According to a recent EPA report, nearly 9.7 million tons of Americans’ furniture and soft furnishings, and another 8.2 million tons of clothing and footwear ended up in landfills in 2015.

Companies are starting to put circular manufacturing into practice in limited ways. In April, Adidas announced it will start manufacturing a running shoe that, at the end of its usable life, can be returned to the sportswear maker to be remade into new shoes. Interface FLOR, which makes modular carpet tiles and flooring, takes back used carpet and recycles it into new carpet tiles. Office furniture maker Herman Miller makes some chairs whose components can all be reused, composted or fully recycled, with nothing ending up in landfills.

Adventure clothing maker Patagonia, meanwhile, will take back and recycle all its textiles.

Still, the reality is these efforts are such a small part of the market, they aren’t having any noticeable impact on landfill volume, Sampson said.
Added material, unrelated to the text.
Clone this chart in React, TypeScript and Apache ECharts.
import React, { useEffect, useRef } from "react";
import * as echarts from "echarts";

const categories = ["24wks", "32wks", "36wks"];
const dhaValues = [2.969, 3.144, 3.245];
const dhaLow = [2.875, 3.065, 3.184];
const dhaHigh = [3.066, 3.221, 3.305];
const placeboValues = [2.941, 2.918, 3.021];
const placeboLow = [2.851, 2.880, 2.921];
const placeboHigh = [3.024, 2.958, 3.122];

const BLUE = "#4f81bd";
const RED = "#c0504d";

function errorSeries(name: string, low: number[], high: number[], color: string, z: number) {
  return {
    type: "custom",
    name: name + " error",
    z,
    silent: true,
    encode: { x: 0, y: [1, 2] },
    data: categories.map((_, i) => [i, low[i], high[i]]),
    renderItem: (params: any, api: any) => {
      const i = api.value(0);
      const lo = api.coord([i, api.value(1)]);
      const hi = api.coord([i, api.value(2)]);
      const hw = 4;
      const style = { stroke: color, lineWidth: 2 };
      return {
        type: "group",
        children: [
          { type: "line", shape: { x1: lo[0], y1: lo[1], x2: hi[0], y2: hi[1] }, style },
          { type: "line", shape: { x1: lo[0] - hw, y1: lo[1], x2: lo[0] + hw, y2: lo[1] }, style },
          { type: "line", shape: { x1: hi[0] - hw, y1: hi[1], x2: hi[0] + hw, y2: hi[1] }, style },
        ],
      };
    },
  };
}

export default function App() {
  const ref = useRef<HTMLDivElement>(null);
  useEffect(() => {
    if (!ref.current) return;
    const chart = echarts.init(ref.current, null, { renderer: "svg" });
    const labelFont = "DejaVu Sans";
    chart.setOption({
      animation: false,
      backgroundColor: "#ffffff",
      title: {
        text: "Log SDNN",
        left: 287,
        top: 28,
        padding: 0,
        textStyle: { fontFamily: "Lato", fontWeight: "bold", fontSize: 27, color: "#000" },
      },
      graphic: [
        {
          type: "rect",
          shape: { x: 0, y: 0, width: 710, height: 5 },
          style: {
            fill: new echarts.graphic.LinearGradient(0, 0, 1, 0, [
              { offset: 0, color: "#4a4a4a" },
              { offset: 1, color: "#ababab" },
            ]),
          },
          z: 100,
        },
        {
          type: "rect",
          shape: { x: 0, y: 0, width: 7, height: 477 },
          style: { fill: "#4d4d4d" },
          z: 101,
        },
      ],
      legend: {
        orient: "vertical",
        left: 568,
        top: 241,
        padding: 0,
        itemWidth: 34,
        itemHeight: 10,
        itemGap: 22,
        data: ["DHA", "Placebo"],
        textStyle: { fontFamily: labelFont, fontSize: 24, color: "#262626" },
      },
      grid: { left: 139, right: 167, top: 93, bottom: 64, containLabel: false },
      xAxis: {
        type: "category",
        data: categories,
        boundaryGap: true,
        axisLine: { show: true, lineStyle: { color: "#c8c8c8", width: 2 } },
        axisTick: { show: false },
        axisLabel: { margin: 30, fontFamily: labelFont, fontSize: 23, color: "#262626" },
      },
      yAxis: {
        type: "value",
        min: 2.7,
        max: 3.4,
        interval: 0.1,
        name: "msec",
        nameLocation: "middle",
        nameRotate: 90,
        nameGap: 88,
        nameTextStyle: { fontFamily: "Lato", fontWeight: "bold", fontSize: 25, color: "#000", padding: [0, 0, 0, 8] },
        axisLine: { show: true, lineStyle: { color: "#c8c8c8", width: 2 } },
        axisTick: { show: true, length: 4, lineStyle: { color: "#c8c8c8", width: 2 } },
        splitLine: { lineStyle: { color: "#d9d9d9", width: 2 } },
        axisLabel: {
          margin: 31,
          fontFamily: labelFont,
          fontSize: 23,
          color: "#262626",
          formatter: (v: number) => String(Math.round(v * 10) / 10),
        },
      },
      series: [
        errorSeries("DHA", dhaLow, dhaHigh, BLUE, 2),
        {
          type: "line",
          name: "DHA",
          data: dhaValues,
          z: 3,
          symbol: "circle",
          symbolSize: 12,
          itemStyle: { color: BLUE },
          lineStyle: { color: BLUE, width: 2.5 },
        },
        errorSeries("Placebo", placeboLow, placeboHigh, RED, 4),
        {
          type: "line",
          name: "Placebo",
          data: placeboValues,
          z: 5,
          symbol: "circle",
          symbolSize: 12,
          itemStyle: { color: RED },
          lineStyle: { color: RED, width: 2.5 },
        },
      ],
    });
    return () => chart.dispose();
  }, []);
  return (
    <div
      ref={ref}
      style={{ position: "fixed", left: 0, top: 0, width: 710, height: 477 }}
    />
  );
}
Right now, companies lack significant incentive to change their practices, because most don’t bear the waste removal expenses of used products. “It’s going to take some pressure from an outside force, whether it’s consumer pushback or government regulations, to make companies take products back and dispose of them themselves,” she said.

If companies change their practices, people could take real environmental action by just buying less, Sampson said. And that could be part of the motivation behind companies introducing rental programs.

“If people start really taking seriously reduction of consumption, because it’s bad for the environment, then that hurts these manufacturing companies,” she said. “If instead, you have an option to rent, then it provides a more consistent income stream for the firm and they don’t have to worry that consumers are just not going to update their furniture as often. Consumers will be on this rental agreement and as long as they need a sofa, they’ll be paying the firm.”

Still, Sampson is skeptical that the new rental programs themselves will have much of an environmental impact.

“But it’s an initiative they can point to: experimenting with different business models. I think that’s fine. It’s often the first step to these other, more meaningful sustainability measures.”